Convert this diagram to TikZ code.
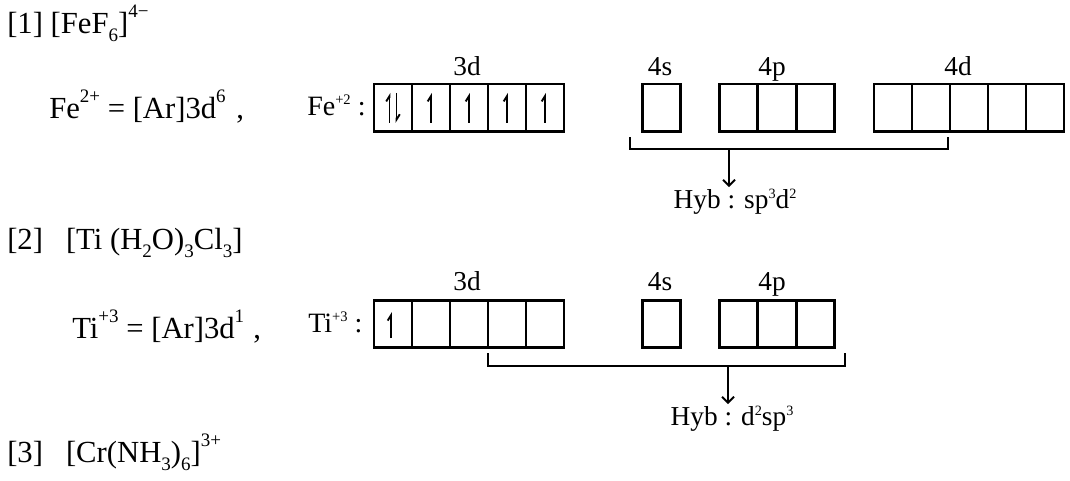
\documentclass[tikz,border=0pt]{standalone}
\usepackage{fontspec}
\setmainfont{Liberation Serif}
\usetikzlibrary{arrows.meta}

\makeatletter
\newcommand\upsc[1]{{\edef\scsz{\strip@pt\dimexpr0.62\dimexpr\f@size pt\relax\relax}\raisebox{0.5em}{\fontsize{\scsz}{\scsz}\selectfont #1}}}
\newcommand\dnsc[1]{{\edef\scsz{\strip@pt\dimexpr0.62\dimexpr\f@size pt\relax\relax}\raisebox{-0.28em}{\fontsize{\scsz}{\scsz}\selectfont #1}}}
\newcommand\tinysc[1]{{\edef\scsz{\strip@pt\dimexpr0.52\dimexpr\f@size pt\relax\relax}\raisebox{0.36em}{\fontsize{\scsz}{\scsz}\selectfont #1}}}
\makeatother

\tikzset{
  orb/.style={draw, line width=2pt, minimum width=28.5pt, minimum height=35.5pt, inner sep=0pt, outer sep=0pt},
  big/.style={font=\fontsize{23}{27}\selectfont, inner sep=0pt, anchor=base west},
  ion/.style={font=\fontsize{21}{25}\selectfont, inner sep=0pt, anchor=base west},
  lbl/.style={font=\fontsize{20.5}{25}\selectfont, inner sep=1pt, anchor=base},
  spin/.style={line width=1.4pt, -{Straight Barb[harpoon, length=4pt, width=5pt]}},
  brk/.style={line width=1.5pt},
  hyarr/.style={line width=1.5pt, -{Straight Barb[length=4.5pt, width=9pt]}}
}

\begin{document}
\begin{tikzpicture}[x=0.75pt, y=0.75pt]
\useasboundingbox (0,0) rectangle (1070,-480);

% [1] iron complex
\node[big] (t1) at (7,-33) {[1] [FeF\dnsc{6}]\upsc{4\textminus}};
\node[big] (fecfg) at (49,-118) {Fe\upsc{2+} = [Ar]3d\upsc{6}\hspace{0.35em},};
\node[ion] (fe) at (307,-115) {Fe\tinysc{+2} :};

\node[orb] (fe3d1) at (393,-107.5) {};
\node[orb] (fe3d2) at (431,-107.5) {};
\node[orb] (fe3d3) at (469,-107.5) {};
\node[orb] (fe3d4) at (507,-107.5) {};
\node[orb] (fe3d5) at (545,-107.5) {};
\node[orb] (fe4s) at (661.5,-107.5) {};
\node[orb] (fe4p1) at (738.3,-107.5) {};
\node[orb] (fe4p2) at (777,-107.5) {};
\node[orb] (fe4p3) at (815.7,-107.5) {};
\node[orb] (fe4d1) at (893,-107.5) {};
\node[orb] (fe4d2) at (931,-107.5) {};
\node[orb] (fe4d3) at (969,-107.5) {};
\node[orb] (fe4d4) at (1007,-107.5) {};
\node[orb] (fe4d5) at (1045,-107.5) {};

\node[lbl] (fel3d) at (467,-75) {3d};
\node[lbl] (fel4s) at (660,-75) {4s};
\node[lbl] (fel4p) at (772,-75) {4p};
\node[lbl] (fel4d) at (958,-75) {4d};

% electrons
\draw[spin] ([xshift=-2.6pt,yshift=-11.5pt]fe3d1.center) -- ++(0,30);
\draw[spin] ([xshift=2.6pt,yshift=11pt]fe3d1.center) -- ++(0,-30);
\draw[spin] ([yshift=-11.5pt]fe3d2.center) -- ++(0,30);
\draw[spin] ([yshift=-11.5pt]fe3d3.center) -- ++(0,30);
\draw[spin] ([yshift=-11.5pt]fe3d4.center) -- ++(0,30);
\draw[spin] ([yshift=-11.5pt]fe3d5.center) -- ++(0,30);

\node[lbl] (hyb1) at (735,-208) {Hyb : sp\tinysc{3}d\tinysc{2}};
\coordinate (b1l) at (630,-137);
\coordinate (b1r) at (948,-137);
\coordinate (b1m) at (729,-149);
\draw[brk] (b1l) -- ++(0,-12) -| (b1r);
\draw[hyarr] (b1m) -- (b1m |- hyb1.north);

% [2] titanium complex
\node[big] (t2) at (7,-249) {[2]\hspace{0.75em}[Ti (H\dnsc{2}O)\dnsc{3}Cl\dnsc{3}]};
\node[big] (ticfg) at (72,-338) {Ti\upsc{+3} = [Ar]3d\upsc{1}\hspace{0.3em},};
\node[ion] (ti) at (308,-332) {Ti\tinysc{+3} :};

\node[orb] (ti3d1) at (393,-324) {};
\node[orb] (ti3d2) at (431,-324) {};
\node[orb] (ti3d3) at (469,-324) {};
\node[orb] (ti3d4) at (507,-324) {};
\node[orb] (ti3d5) at (545,-324) {};
\node[orb] (ti4s) at (661.5,-324) {};
\node[orb] (ti4p1) at (738.3,-324) {};
\node[orb] (ti4p2) at (777,-324) {};
\node[orb] (ti4p3) at (815.7,-324) {};

\node[lbl] (til3d) at (467,-290) {3d};
\node[lbl] (til4s) at (660,-290) {4s};
\node[lbl] (til4p) at (772,-290) {4p};

\draw[spin] ([xshift=-1.5pt,yshift=-10.5pt]ti3d1.center) -- ++(0,26);

\node[lbl] (hyb2) at (732,-425) {Hyb : d\tinysc{2}sp\tinysc{3}};
\coordinate (b2l) at (488,-353);
\coordinate (b2r) at (845,-353);
\coordinate (b2m) at (728,-366);
\draw[brk] (b2l) -- ++(0,-13) -| (b2r);
\draw[hyarr] (b2m) -- (b2m |- hyb2.north);

% [3] chromium complex
\node[big] (t3) at (7,-462) {[3]\hspace{0.75em}[Cr(NH\dnsc{3})\dnsc{6}]\upsc{3+}};
\end{tikzpicture}
\end{document}
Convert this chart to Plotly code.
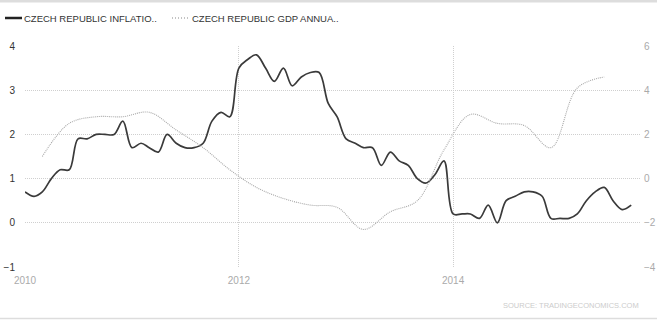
import plotly.graph_objects as go

# Czech Republic inflation rate (%, y/y), monthly, Jan 2010 - Sep 2015
inflation_dates = [f"{y}-{m:02d}-01" for y in range(2010, 2016) for m in range(1, 13)][:69]
inflation_values = [
    0.7, 0.6, 0.7, 1.0, 1.2, 1.2, 1.9, 1.9, 2.0, 2.0, 2.0, 2.3,   # 2010
    1.7, 1.8, 1.7, 1.6, 2.0, 1.8, 1.7, 1.7, 1.8, 2.3, 2.5, 2.4,   # 2011
    3.5, 3.7, 3.8, 3.5, 3.2, 3.5, 3.1, 3.3, 3.4, 3.4, 2.7, 2.4,   # 2012
    1.9, 1.8, 1.7, 1.7, 1.3, 1.6, 1.4, 1.3, 1.0, 0.9, 1.1, 1.4,   # 2013
    0.2, 0.2, 0.2, 0.1, 0.4, 0.0, 0.5, 0.6, 0.7, 0.7, 0.6, 0.1,   # 2014
    0.1, 0.1, 0.2, 0.5, 0.7, 0.8, 0.5, 0.3, 0.4,                  # 2015
]

# Czech Republic GDP annual growth rate (%), quarterly, Q1 2010 - Q2 2015
gdp_dates = [f"{y}-{m:02d}-01" for y in range(2010, 2016) for m in (3, 6, 9, 12)][:22]
gdp_values = [
    1.0, 2.5, 2.8, 2.8,
    3.0, 2.2, 1.4, 0.4,
    -0.4, -0.9, -1.2, -1.3,
    -2.3, -1.5, -1.0, 1.3,
    2.9, 2.5, 2.4, 1.4,
    4.1, 4.6,
]

left_ticks = [-1, 0, 1, 2, 3, 4]
right_ticks = [-4, -2, 0, 2, 4, 6]
year_ticks = ["2010-01-01", "2012-01-01", "2014-01-01"]
year_labels = ["2010", "2012", "2014"]

inflation_name = "CZECH REPUBLIC INFLATIO.."
gdp_name = "CZECH REPUBLIC GDP ANNUA.."
source_text = "SOURCE: TRADINGECONOMICS.COM"

W, H = 657, 322
L, R, T, B = 25, 640, 46, 267   # plot area in pixels


def px(x):
    return (x - L) / (R - L)


def py(y):
    return (B - y) / (B - T)


fig = go.Figure()
fig.add_trace(go.Scatter(
    x=inflation_dates, y=inflation_values, name=inflation_name,
    mode="lines", line=dict(color="#3a3a3a", width=1.7, shape="spline", smoothing=1.0),
    yaxis="y", showlegend=False,
))
fig.add_trace(go.Scatter(
    x=gdp_dates, y=gdp_values, name=gdp_name,
    mode="lines", line=dict(color="#a8a8a8", width=1.1, dash="1px,1px", shape="spline", smoothing=1.0),
    yaxis="y2", showlegend=False,
))

grid = dict(showgrid=True, gridcolor="#cfcfcf", griddash="1px,1px", gridwidth=1,
            zeroline=False, showline=False, automargin=False)

fig.update_layout(
    width=W, height=H,
    margin=dict(l=L, r=W - R, t=T, b=H - B, pad=0),
    paper_bgcolor="white", plot_bgcolor="white",
    font=dict(family="Liberation Sans, Arial, sans-serif"),
    xaxis=dict(
        range=["2010-01-01", "2015-10-01"], tickvals=year_ticks, ticktext=year_labels,
        tickfont=dict(size=10, color="#aaaaaa"), ticks="", ticklabelstandoff=6, **grid,
    ),
    yaxis=dict(
        range=[-1, 4], tickvals=left_ticks, tickfont=dict(size=10, color="#333333"),
        ticks="", ticklabelstandoff=9, **grid,
    ),
    yaxis2=dict(
        range=[-4, 6], tickvals=right_ticks, overlaying="y", side="right",
        tickfont=dict(size=10, color="#aaaaaa"), ticks="", showgrid=False, zeroline=False,
        ticklabelstandoff=3, automargin=False,
    ),
)

# Legend drawn as line samples plus labels
shapes = [
    dict(type="line", xref="paper", yref="paper", x0=px(5), x1=px(22), y0=py(18), y1=py(18),
         line=dict(color="#222222", width=2.5)),
    dict(type="line", xref="paper", yref="paper", x0=px(172), x1=px(189), y0=py(18), y1=py(18),
         line=dict(color="#888888", width=1.2, dash="1px,2px")),
    # frame bands at top and bottom
    dict(type="rect", xref="paper", yref="paper", x0=px(0), x1=px(W), y0=py(2.5), y1=py(0),
         fillcolor="#dddddd", line=dict(width=0), layer="below"),
    dict(type="line", xref="paper", yref="paper", x0=px(0), x1=px(W), y0=py(318.5), y1=py(318.5),
         line=dict(color="#dddddd", width=1.5)),
]
annotations = [
    dict(text=inflation_name, xref="paper", yref="paper", x=px(22), y=py(18), xanchor="left",
         yanchor="middle", showarrow=False, font=dict(size=9.5, color="#333333")),
    dict(text=gdp_name, xref="paper", yref="paper", x=px(190), y=py(18), xanchor="left",
         yanchor="middle", showarrow=False, font=dict(size=9.5, color="#333333")),
    dict(text=source_text, xref="paper", yref="paper", x=px(641), y=py(305), xanchor="right",
         yanchor="middle", showarrow=False, font=dict(size=7.5, color="#cccccc")),
]
fig.update_layout(shapes=shapes, annotations=annotations)

fig.write_html("out.html")
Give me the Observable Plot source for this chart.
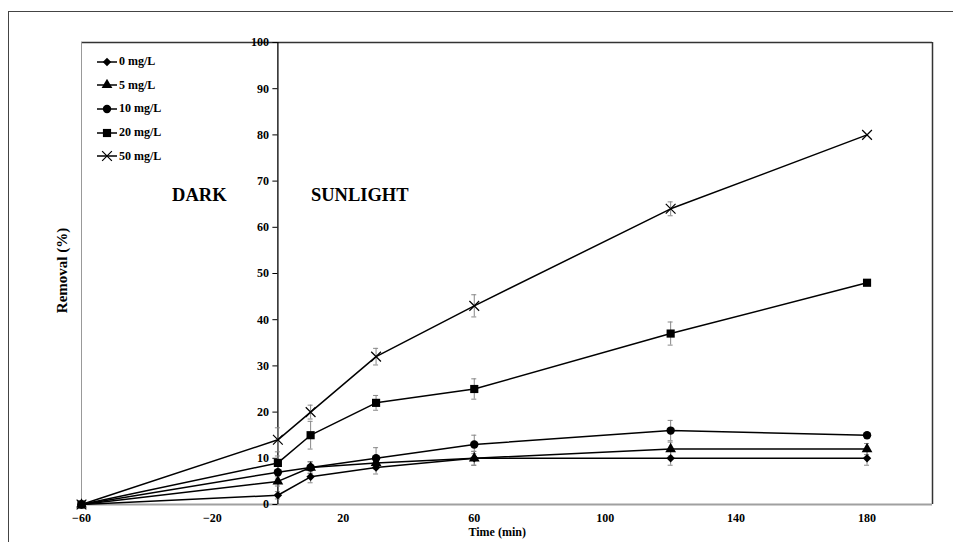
<!DOCTYPE html>
<html><head><meta charset="utf-8">
<script src="https://cdn.jsdelivr.net/npm/d3@7"></script>
<script src="https://cdn.jsdelivr.net/npm/@observablehq/plot@0.6"></script>
<style>
body{margin:0;background:#fff;font-family:"Liberation Serif","Times New Roman",serif;}
#wrap{position:relative;width:953px;height:542px;overflow:hidden;}
#outer{position:absolute;left:8px;top:11px;width:1020px;height:600px;border:1.5px solid #444;box-sizing:border-box;pointer-events:none;}
#legend{position:absolute;left:96px;top:50px;font-weight:bold;font-size:12px;color:#000;}
.row{display:flex;align-items:center;height:23.6px;}
.row svg{display:block;margin-right:1px;}
</style></head>
<body>
<div id="wrap"><div id="chart"></div><div id="outer"></div><div id="legend"></div></div>
<script>
const times = [-60, 0, 10, 30, 60, 120, 180];
const seriesNames = ["0 mg/L", "5 mg/L", "10 mg/L", "20 mg/L", "50 mg/L"];
const r0  = [0, 2, 6, 8, 10, 10, 10];
const r5  = [0, 5, 8, 9, 10, 12, 12];
const r10 = [0, 7, 8, 10, 13, 16, 15];
const r20 = [0, 9, 15, 22, 25, 37, 48];
const r50 = [0, 14, 20, 32, 43, 64, 80];
const e0  = [0, 0.8, 1.3, 1.4, 1.5, 1.5, 1.5];
const e5  = [0, 1.0, 1.2, 1.3, 1.5, 1.5, 1.2];
const e10 = [0, 1.5, 1.3, 2.3, 2.0, 2.2, 0];
const e20 = [0, 1.5, 3.0, 1.6, 2.2, 2.5, 0];
const e50 = [0, 2.6, 1.5, 1.8, 2.4, 1.5, 0];
const xTicks = [-60, -20, 20, 60, 100, 140, 180];
const yTicks = [0, 10, 20, 30, 40, 50, 60, 70, 80, 90, 100];
const annotations = [{t: -24, v: 67, label: "DARK"}, {t: 25, v: 67, label: "SUNLIGHT"}];

const symbols = ["diamond2", "triangle", "circle", "square", "times"];
const radii = [3.8, 4, 4.2, 4.6, 4.5];
const values = [r0, r5, r10, r20, r50];
const errors = [e0, e5, e10, e20, e50];

const series = seriesNames.map((name, k) => ({name, symbol: symbols[k], r: radii[k], values: values[k], err: errors[k]}));
const data = series.flatMap(s => times.map((t, i) => ({series: s.name, t, v: s.values[i], e: s.err[i]})));
const errs = data.filter(d => d.e > 0);

const font = "'Liberation Serif', 'Times New Roman', serif";

const chart = Plot.plot({
  width: 953,
  height: 542,
  marginLeft: 81,
  marginRight: 21,
  marginTop: 42,
  marginBottom: 38,
  style: {fontFamily: font, fontSize: "12px", fontWeight: "bold", background: "white", color: "black"},
  x: {domain: [-60, 200], ticks: xTicks, tickSize: 0, tickPadding: 9, label: null},
  y: {domain: [0, 100], axis: null},
  marks: [
    Plot.ruleY([100], {stroke: "#333", strokeWidth: 1.5}),
    Plot.ruleX([200], {stroke: "#333", strokeWidth: 1.5}),
    Plot.ruleX([-60], {stroke: "#999", strokeWidth: 1}),
    Plot.ruleY([0], {stroke: "#a0a0a0", strokeWidth: 2}),
    Plot.ruleX([0], {y1: 0, y2: 100, stroke: "black", strokeWidth: 1.3}),
    Plot.ruleY(yTicks, {y: d => d, x1: 0, x2: 0, insetLeft: -5, stroke: "black", strokeWidth: 1}),
    Plot.text(yTicks, {x: 0, y: d => d, text: d => String(d), dx: -9, textAnchor: "end", fontWeight: "bold", fontSize: 12}),
    Plot.ruleX(errs, {x: "t", y1: d => d.v - d.e, y2: d => d.v + d.e, stroke: "#888", strokeWidth: 1}),
    Plot.ruleY(errs, {y: d => d.v + d.e, x1: "t", x2: "t", insetLeft: -2.5, insetRight: -2.5, stroke: "#888", strokeWidth: 1}),
    Plot.ruleY(errs, {y: d => d.v - d.e, x1: "t", x2: "t", insetLeft: -2.5, insetRight: -2.5, stroke: "#888", strokeWidth: 1}),
    Plot.line(data, {x: "t", y: "v", z: "series", stroke: "black", strokeWidth: 1.5}),
    ...series.map(s => s.symbol === "times"
      ? Plot.dot(data.filter(d => d.series === s.name), {x: "t", y: "v", symbol: s.symbol, r: s.r, stroke: "black", strokeWidth: 1.2, fill: "none"})
      : Plot.dot(data.filter(d => d.series === s.name), {x: "t", y: "v", symbol: s.symbol, r: s.r, fill: "black", stroke: "none"})),
    Plot.text(annotations, {x: "t", y: "v", text: "label", fontSize: 18.5, fontWeight: "bold", fill: "black"}),
    Plot.text(["Removal (%)"], {frameAnchor: "left", textAnchor: "middle", dx: -19, dy: -3, rotate: -90, fontSize: 15, fontWeight: "bold", fill: "black"}),
    Plot.text(["Time (min)"], {x: 67, frameAnchor: "bottom", textAnchor: "middle", dy: 31, fontSize: 12, fontWeight: "bold", fill: "black"})
  ]
});
document.getElementById("chart").appendChild(chart);

// legend
const symMap = {diamond2: d3.symbolDiamond2, triangle: d3.symbolTriangle, circle: d3.symbolCircle, square: d3.symbolSquare, times: d3.symbolTimes};
const legend = d3.select("#legend");
series.forEach(s => {
  const row = legend.append("div").attr("class", "row");
  const svg = row.append("svg").attr("width", 22).attr("height", 12);
  svg.append("line").attr("x1", 1).attr("x2", 21).attr("y1", 6).attr("y2", 6).attr("stroke", "black").attr("stroke-width", 1.5);
  const path = d3.symbol(symMap[s.symbol], Math.PI * s.r * s.r)();
  const p = svg.append("path").attr("d", path).attr("transform", "translate(11,6)");
  if (s.symbol === "times") p.attr("fill", "none").attr("stroke", "black").attr("stroke-width", 1.2);
  else p.attr("fill", "black");
  row.append("span").text(s.name);
});
</script>
</body></html>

================================

Problem statement:
What's needed is an exact copy of the lines above from the one with "Give me the" through the one with "Serif', 'Times New", both included; the pictures stay out.

Solution:
Give me the Observable Plot source for this chart.
<!DOCTYPE html>
<html><head><meta charset="utf-8">
<script src="https://cdn.jsdelivr.net/npm/d3@7"></script>
<script src="https://cdn.jsdelivr.net/npm/@observablehq/plot@0.6"></script>
<style>
body{margin:0;background:#fff;font-family:"Liberation Serif","Times New Roman",serif;}
#wrap{position:relative;width:953px;height:542px;overflow:hidden;}
#outer{position:absolute;left:8px;top:11px;width:1020px;height:600px;border:1.5px solid #444;box-sizing:border-box;pointer-events:none;}
#legend{position:absolute;left:96px;top:50px;font-weight:bold;font-size:12px;color:#000;}
.row{display:flex;align-items:center;height:23.6px;}
.row svg{display:block;margin-right:1px;}
</style></head>
<body>
<div id="wrap"><div id="chart"></div><div id="outer"></div><div id="legend"></div></div>
<script>
const times = [-60, 0, 10, 30, 60, 120, 180];
const seriesNames = ["0 mg/L", "5 mg/L", "10 mg/L", "20 mg/L", "50 mg/L"];
const r0  = [0, 2, 6, 8, 10, 10, 10];
const r5  = [0, 5, 8, 9, 10, 12, 12];
const r10 = [0, 7, 8, 10, 13, 16, 15];
const r20 = [0, 9, 15, 22, 25, 37, 48];
const r50 = [0, 14, 20, 32, 43, 64, 80];
const e0  = [0, 0.8, 1.3, 1.4, 1.5, 1.5, 1.5];
const e5  = [0, 1.0, 1.2, 1.3, 1.5, 1.5, 1.2];
const e10 = [0, 1.5, 1.3, 2.3, 2.0, 2.2, 0];
const e20 = [0, 1.5, 3.0, 1.6, 2.2, 2.5, 0];
const e50 = [0, 2.6, 1.5, 1.8, 2.4, 1.5, 0];
const xTicks = [-60, -20, 20, 60, 100, 140, 180];
const yTicks = [0, 10, 20, 30, 40, 50, 60, 70, 80, 90, 100];
const annotations = [{t: -24, v: 67, label: "DARK"}, {t: 25, v: 67, label: "SUNLIGHT"}];

const symbols = ["diamond2", "triangle", "circle", "square", "times"];
const radii = [3.8, 4, 4.2, 4.6, 4.5];
const values = [r0, r5, r10, r20, r50];
const errors = [e0, e5, e10, e20, e50];

const series = seriesNames.map((name, k) => ({name, symbol: symbols[k], r: radii[k], values: values[k], err: errors[k]}));
const data = series.flatMap(s => times.map((t, i) => ({series: s.name, t, v: s.values[i], e: s.err[i]})));
const errs = data.filter(d => d.e > 0);

const font = "'Liberation Serif', 'Times New Roman', serif";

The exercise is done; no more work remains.